What was more difficult to convey was the sense of bonding this experience gave the survivors. To this day, I believe many of these men (with one exception) still live in the same neighborhood. Their children go to the same school many of them got their high school diplomas from, and for whose alumni rugby team they were playing at the time of the crash. (Bonus material on the DVD version of ALIVE makes clear that the survivors, due to their proximity to family members of the deceased, have to be very careful about what they say about the deceased members of their party.) No movie can convey what binds them together.
Due to the technical limits of filmmaking - and the natural limits on the patience of moviegoers - the movie also has had to be edited to leave out the reactions these survivors have had to their return to civilization.
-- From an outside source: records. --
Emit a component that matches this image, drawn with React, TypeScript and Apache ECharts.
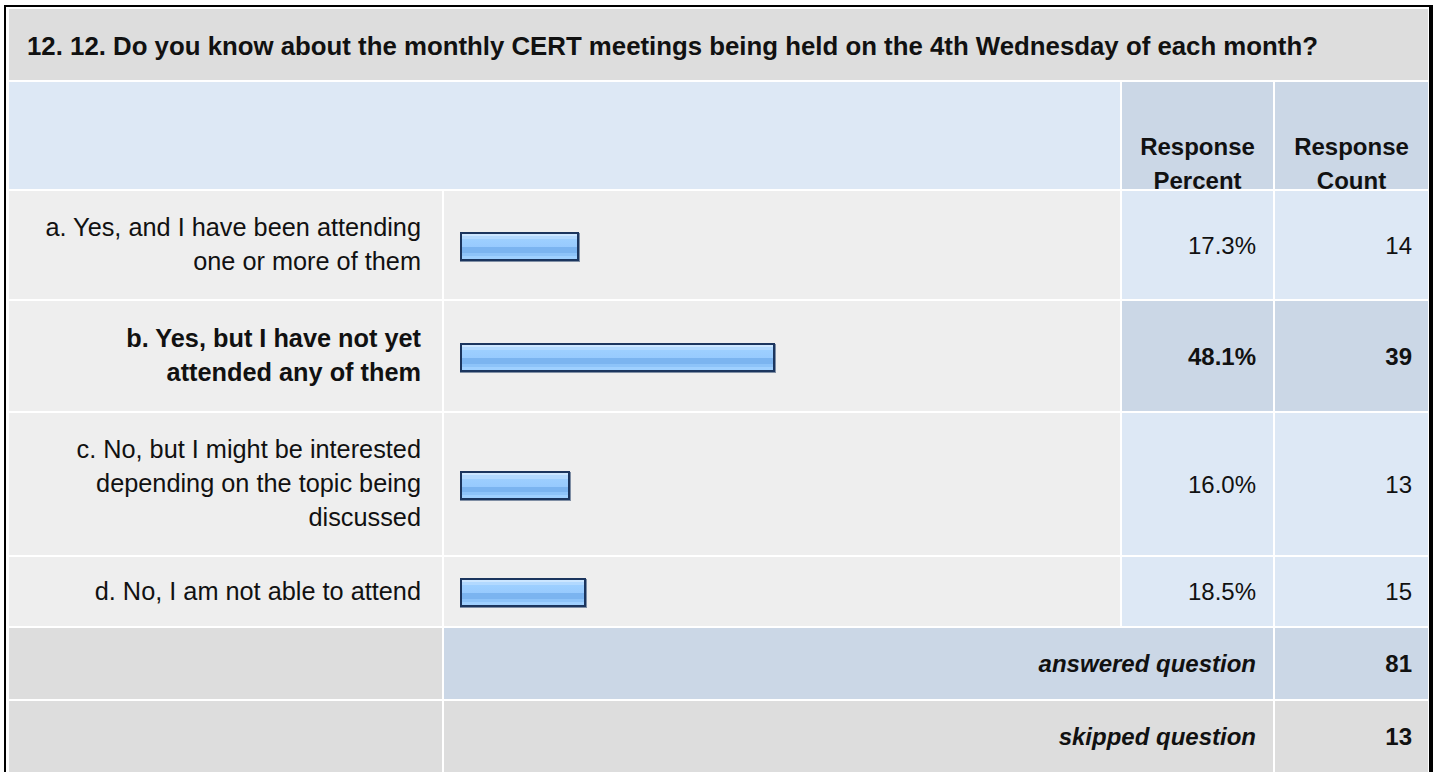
import React, { useEffect, useRef } from "react";
import * as echarts from "echarts";

// ---------- data ----------
const questionTitle =
  "12. 12. Do you know about the monthly CERT meetings being held on the 4th Wednesday of each month?";
const answerLabels = [
  "a. Yes, and I have been attending\none or more of them",
  "b. Yes, but I have not yet\nattended any of them",
  "c. No, but I might be interested\ndepending on the topic being\ndiscussed",
  "d. No, I am not able to attend",
];
const responsePercent = [17.3, 48.1, 16.0, 18.5];
const responseCount = [14, 39, 13, 15];
const columnHeaders = ["Response\nPercent", "Response\nCount"];
const summaryLabels = ["answered question", "skipped question"];
const summaryCounts = [81, 13];

// ---------- layout / style ----------
const FONT = "'Liberation Sans', Arial, Helvetica, sans-serif";
const FS = 24;
const FS_LABEL = 25.3;
const FS_TITLE = 25.8;
const LH = 34;
const TXT = "#111111";
const C_GRAY = "#DDDDDD";
const C_ROW = "#EEEEEE";
const C_BLUE = "#DDE8F5";
const C_BLUE_D = "#CBD7E6";
const COL = {
  labelL: 9, labelR: 442,
  barL: 444, barR: 1120,
  pctL: 1122, pctR: 1273,
  cntL: 1275, cntR: 1428,
};
const ROW_TITLE = [9, 80];
const ROW_HEAD = [82, 189];
const ROWS = [[191, 299], [301, 411], [413, 555], [557, 626]];
const ROW_SUM = [[628, 699], [701, 780]];
const BAR_LEFT = 460;
const BAR_SCALE_W = 639; // width of 0..100 %
const BAR_EXTRA = 8;
const BAR_H = 29;

const barGradient = {
  type: "linear", x: 0, y: 0, x2: 0, y2: 1,
  colorStops: [
    { offset: 0, color: "#CCE6FF" }, { offset: 0.09, color: "#CCE6FF" },
    { offset: 0.09, color: "#B2D9FF" }, { offset: 0.22, color: "#B2D9FF" },
    { offset: 0.22, color: "#9DCFFF" }, { offset: 0.54, color: "#97CAFE" },
    { offset: 0.54, color: "#7BB4F0" }, { offset: 0.76, color: "#7BB4F0" },
    { offset: 0.76, color: "#8DC3F9" }, { offset: 0.88, color: "#8DC3F9" },
    { offset: 0.88, color: "#9FD0FF" }, { offset: 1, color: "#9FD0FF" },
  ],
};

function rect(x1: number, y1: number, x2: number, y2: number, fill: string) {
  return { type: "rect", silent: true, z: 0, shape: { x: x1, y: y1, width: x2 - x1, height: y2 - y1 }, style: { fill } };
}
function text(x: number, y: number, t: string, opts: any = {}) {
  return {
    type: "text", silent: true, z: 10, x, y,
    style: {
      text: t, fill: TXT, fontSize: opts.size || FS, fontFamily: FONT, lineHeight: LH,
      align: opts.align || "right", verticalAlign: "middle",
      fontWeight: opts.bold ? "bold" : "normal",
      fontStyle: opts.italic ? "italic" : "normal",
    },
  };
}

export default function App() {
  const ref = useRef<HTMLDivElement>(null);
  useEffect(() => {
    if (!ref.current) return;
    const chart = echarts.init(ref.current, null, { renderer: "svg" });
    const maxIdx = responsePercent.indexOf(Math.max(...responsePercent));
    const mid = (r: number[]) => (r[0] + r[1]) / 2;

    const g: any[] = [];
    // outer frame
    g.push(rect(4, 5, 1433, 7, "#000"));
    g.push(rect(4, 5, 6, 772, "#000"));
    // title row
    g.push(rect(COL.labelL, ROW_TITLE[0], COL.cntR, ROW_TITLE[1], C_GRAY));
    g.push(text(27, mid(ROW_TITLE) + 1, questionTitle, { align: "left", bold: true, size: FS_TITLE }));
    // header row
    g.push(rect(COL.labelL, ROW_HEAD[0], COL.barR, ROW_HEAD[1], C_BLUE));
    g.push(rect(COL.pctL, ROW_HEAD[0], COL.pctR, ROW_HEAD[1], C_BLUE_D));
    g.push(rect(COL.cntL, ROW_HEAD[0], COL.cntR, ROW_HEAD[1], C_BLUE_D));
    g.push(text((COL.pctL + COL.pctR) / 2, 163, columnHeaders[0], { align: "center", bold: true }));
    g.push(text((COL.cntL + COL.cntR) / 2, 163, columnHeaders[1], { align: "center", bold: true }));
    // answer rows
    ROWS.forEach((r, i) => {
      const hi = i === maxIdx;
      g.push(rect(COL.labelL, r[0], COL.labelR, r[1], C_ROW));
      g.push(rect(COL.barL, r[0], COL.barR, r[1], C_ROW));
      g.push(rect(COL.pctL, r[0], COL.pctR, r[1], hi ? C_BLUE_D : C_BLUE));
      g.push(rect(COL.cntL, r[0], COL.cntR, r[1], hi ? C_BLUE_D : C_BLUE));
      const cy = mid(r);
      g.push(text(421, cy - 1, answerLabels[i], { bold: hi, size: FS_LABEL }));
      g.push(text(1256, cy, responsePercent[i].toFixed(1) + "%", { bold: hi }));
      g.push(text(1412, cy, String(responseCount[i]), { bold: hi }));
    });
    // summary rows
    ROW_SUM.forEach((r, i) => {
      const bg = i === 0 ? C_BLUE_D : C_GRAY;
      g.push(rect(COL.labelL, r[0], COL.labelR, r[1], C_GRAY));
      g.push(rect(COL.barL, r[0], COL.pctR, r[1], bg));
      g.push(rect(COL.cntL, r[0], COL.cntR, r[1], bg));
      const cy = (r[0] + Math.min(r[1], 772)) / 2;
      g.push(text(1256, cy, summaryLabels[i], { bold: true, italic: true }));
      g.push(text(1412, cy, String(summaryCounts[i]), { bold: true }));
    });
    // right frame on top
    g.push({ ...rect(1429, 5, 1433, 772, "#000"), z: 20 });

    const grids = ROWS.map((r) => ({
      left: BAR_LEFT, top: r[0], height: r[1] - r[0], width: BAR_SCALE_W, containLabel: false,
    }));
    const xAxes = ROWS.map((_, i) => ({ type: "value", gridIndex: i, min: 0, max: 100, show: false }));
    const yAxes = ROWS.map((_, i) => ({
      type: "category", gridIndex: i, data: [answerLabels[i]], show: false,
    }));
    const series = ROWS.map((_, i) => ({
      type: "custom",
      name: answerLabels[i],
      xAxisIndex: i,
      yAxisIndex: i,
      z: 5,
      silent: true,
      data: [[responsePercent[i], 0]],
      renderItem: (params: any, api: any) => {
        const p0 = api.coord([0, api.value(1)]);
        const p1 = api.coord([api.value(0), api.value(1)]);
        const x = Math.round(p0[0]);
        const w = Math.round(p1[0] - p0[0] + BAR_EXTRA);
        const y = Math.round(p0[1] - BAR_H / 2 + 1);
        return {
          type: "group",
          children: [
            { type: "rect", shape: { x: x, y: y + 1, width: w + 1, height: BAR_H }, style: { fill: "#7F8EA4" } },
            { type: "rect", shape: { x, y, width: w, height: BAR_H }, style: { fill: "#1B355E" } },
            { type: "rect", shape: { x: x + 2, y: y + 2, width: w - 4, height: BAR_H - 4 }, style: { fill: barGradient } },
          ],
        };
      },
    }));

    chart.setOption({
      animation: false,
      backgroundColor: "#ffffff",
      grid: grids,
      xAxis: xAxes,
      yAxis: yAxes,
      series,
      graphic: { elements: g },
    });
    return () => chart.dispose();
  }, []);
  return (
    <div
      ref={ref}
      style={{ position: "absolute", left: 0, top: 0, width: 1437, height: 772, overflow: "hidden" }}
    />
  );
}
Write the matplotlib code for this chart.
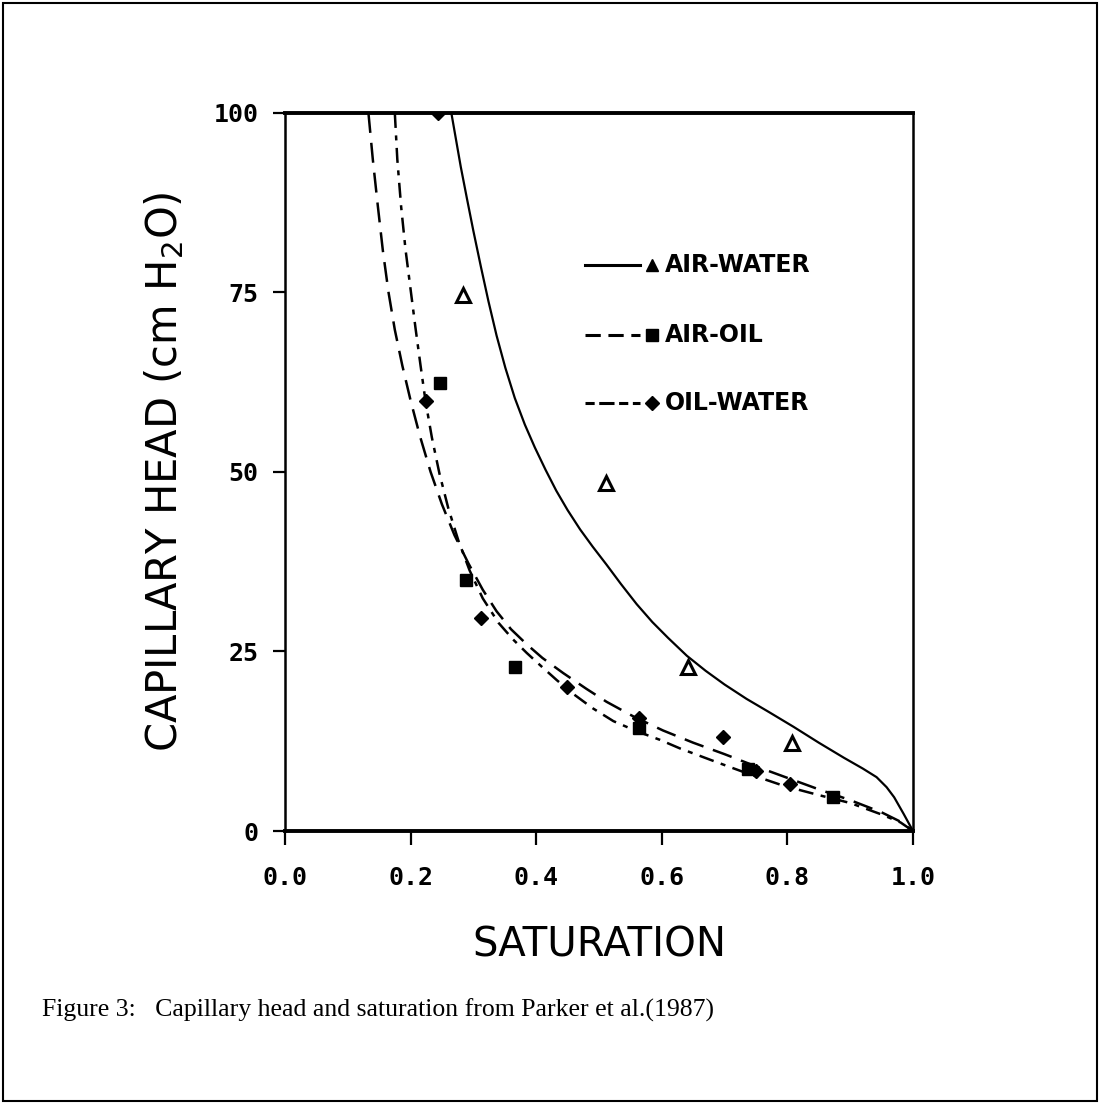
import numpy as np
import matplotlib
matplotlib.use('Agg')
import matplotlib.pyplot as plt
from matplotlib.patches import Rectangle

# curves (saturation, capillary head in cm H2O)
aw_s = [0.265, 0.272, 0.280, 0.290, 0.300, 0.312, 0.324, 0.337, 0.351, 0.366,
        0.382, 0.398, 0.415, 0.432, 0.450, 0.470, 0.490, 0.512, 0.535, 0.560,
        0.585, 0.610, 0.640, 0.670, 0.700, 0.735, 0.770, 0.810, 0.850, 0.890,
        0.920, 0.942, 0.958, 0.970, 0.985, 1.0]
aw_h = [100, 96.5, 92.5, 88.0, 83.6, 78.6, 73.8, 69.0, 64.5, 60.3,
        56.6, 53.4, 50.3, 47.4, 44.7, 42.0, 39.6, 37.1, 34.4, 31.6,
        29.1, 26.9, 24.4, 22.3, 20.4, 18.4, 16.6, 14.5, 12.3, 10.2,
        8.7, 7.5, 6.1, 4.7, 2.4, 0]

ao_s = [0.133, 0.140, 0.148, 0.156, 0.165, 0.175, 0.187, 0.200, 0.215, 0.232,
        0.250, 0.270, 0.292, 0.315, 0.337, 0.360, 0.385, 0.410, 0.443, 0.480,
        0.512, 0.556, 0.602, 0.650, 0.700, 0.750, 0.800, 0.850, 0.900, 0.950,
        0.980, 1.0]
ao_h = [100, 93.5, 87.0, 80.8, 75.0, 69.8, 64.8, 60.0, 55.0, 50.0,
        45.5, 41.2, 37.3, 33.6, 30.6, 28.1, 26.0, 24.1, 22.0, 19.8,
        18.0, 15.9, 14.0, 12.3, 10.7, 9.0, 7.4, 5.8, 4.3, 2.6,
        1.3, 0]

ow_s = [0.175, 0.179, 0.185, 0.192, 0.200, 0.208, 0.216, 0.224, 0.234, 0.246,
        0.260, 0.276, 0.294, 0.315, 0.340, 0.363, 0.385, 0.410, 0.433, 0.459,
        0.490, 0.523, 0.560, 0.597, 0.629, 0.687, 0.740, 0.794, 0.850, 0.900,
        0.950, 0.980, 1.0]
ow_h = [100, 93.5, 87.0, 81.0, 75.5, 70.0, 64.8, 59.8, 54.8, 49.8,
        45.0, 40.5, 36.3, 32.4, 29.0, 26.7, 24.8, 22.8, 21.0, 19.1,
        17.1, 15.3, 13.9, 12.7, 11.5, 9.6, 7.9, 6.3, 5.0, 3.9,
        2.3, 1.2, 0]

# measured points
aw_pts_s = [0.284, 0.512, 0.642, 0.808]
aw_pts_h = [74.6, 48.5, 22.9, 12.3]
ao_pts_s = [0.247, 0.288, 0.366, 0.563, 0.738, 0.873]
ao_pts_h = [62.4, 34.9, 22.8, 14.3, 8.7, 4.8]
ow_pts_s = [0.244, 0.224, 0.312, 0.449, 0.563, 0.698, 0.750, 0.804]
ow_pts_h = [100, 59.9, 29.6, 20.1, 15.7, 13.1, 8.3, 6.6]

legend_names = ['AIR-WATER', 'AIR-OIL', 'OIL-WATER']
xticks = [0.0, 0.2, 0.4, 0.6, 0.8, 1.0]
yticks = [0, 25, 50, 75, 100]

fig = plt.figure(figsize=(11, 11.03), dpi=100)
ax = fig.add_axes([0.259, 0.2466, 0.571, 0.651])

ax.plot(aw_s, aw_h, color='k', lw=1.6)
ax.plot(ao_s, ao_h, color='k', lw=1.8, dashes=(8, 4))
ax.plot(ow_s, ow_h, color='k', lw=1.8, dashes=(6, 3, 2, 3))

ax.plot(aw_pts_s, aw_pts_h, ls='none', marker='^', ms=10, mfc='white',
        mec='k', mew=2.2)
ax.plot(ao_pts_s, ao_pts_h, ls='none', marker='s', ms=8, color='k')
ax.plot(ow_pts_s, ow_pts_h, ls='none', marker='D', ms=7, color='k')

# hand-made legend, like the plotter drew it
leg_y = [0.788, 0.691, 0.596]
styles = [dict(lw=2.2), dict(lw=2.2, dashes=(5, 2.5)), dict(lw=2.2, dashes=(3, 1.5, 5, 1.5))]
marks = ['^', 's', 'D']
for yy, st, mk, name in zip(leg_y, styles, marks, legend_names):
    ax.plot([0.478, 0.565], [yy, yy], color='k', transform=ax.transAxes, **st)
    ax.plot([0.585], [yy], marker=mk, ms=8 if mk != 'D' else 7, color='k',
            transform=ax.transAxes)
    ax.text(0.605, yy, name, transform=ax.transAxes, va='center', ha='left',
            fontsize=17, fontweight='bold', family='DejaVu Sans')

ax.set_xlim(0, 1.0)
ax.set_ylim(0, 100)
ax.set_xticks(xticks)
ax.set_yticks(yticks)
ax.set_xticklabels(['%.1f' % v for v in xticks])
ax.set_yticklabels([str(v) for v in yticks])
ax.tick_params(axis='x', direction='out', length=10, width=1.6, pad=15)
ax.tick_params(axis='y', direction='out', length=9, width=1.6, pad=10)
for lab in ax.get_xticklabels() + ax.get_yticklabels():
    lab.set_family('DejaVu Sans Mono')
    lab.set_fontweight('bold')
    lab.set_fontsize(18)

for side in ['top', 'bottom']:
    ax.spines[side].set_linewidth(2.8)
for side in ['left', 'right']:
    ax.spines[side].set_linewidth(1.8)

ax.set_xlabel('SATURATION', fontsize=29, family='DejaVu Sans', labelpad=26)
ax.set_ylabel('CAPILLARY HEAD (cm H$_2$O)', fontsize=30, family='DejaVu Sans',
              labelpad=20)

fig.text(0.038, 0.084, 'Figure 3:   Capillary head and saturation from Parker et al.(1987)',
         fontsize=18.5, family='Liberation Serif', va='center', ha='left')

fig.patches.append(Rectangle((0.003, 0.002), 0.994, 0.995, transform=fig.transFigure,
                             fill=False, lw=1.5, ec='k'))

fig.savefig('out.png', dpi=100, facecolor='white')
What is left unclear in the movie is stated frankly in the book; due to their experiences, these young men had a very difficult time, shall we say, remembering to mind their manners. They ate voraciously, and demanded food anytime they wanted it, in any quantities they desired, failing even to remember the basic rules of Uruguayan table manners, among other things. It took a very long time indeed to re-train them to live in civilized society - and they lived in a very affluent suburb of Montevideo, which meant that the expectations on them were greater than they might have been had they been, say, blue-collar or working-class members of society.
However, these are more natural limitations than true flaws in the movie. One can, after all, convey so much on the big screen, and in a movie with cannibalism as a prominent theme, what one can put on the big screen without forcing people to run retching out of the theater is pretty limited. The producers of this movie do an excellent job overall with what material they are given.
In terms of performances, no one single actor stands out. This is a good thing, in a movie like ALIVE, so dependent on ensemble acting to carry the plot to the viewer. The single most accurate performance, based on what I remember of the book, is that of Kevin Breznahan (spelled phonetically), who played survivor Roy Harley in the exact way he was portrayed in Piers Paul Read's book.
Special effects are excellent. Viewers of the movie will likely be convinced that they have watched the plane crash in real life.
I'd recommend this movie mainly for people interested in stories about survival, as well as for those of us who remember the original story of the plane crash that started this whole survival tale off.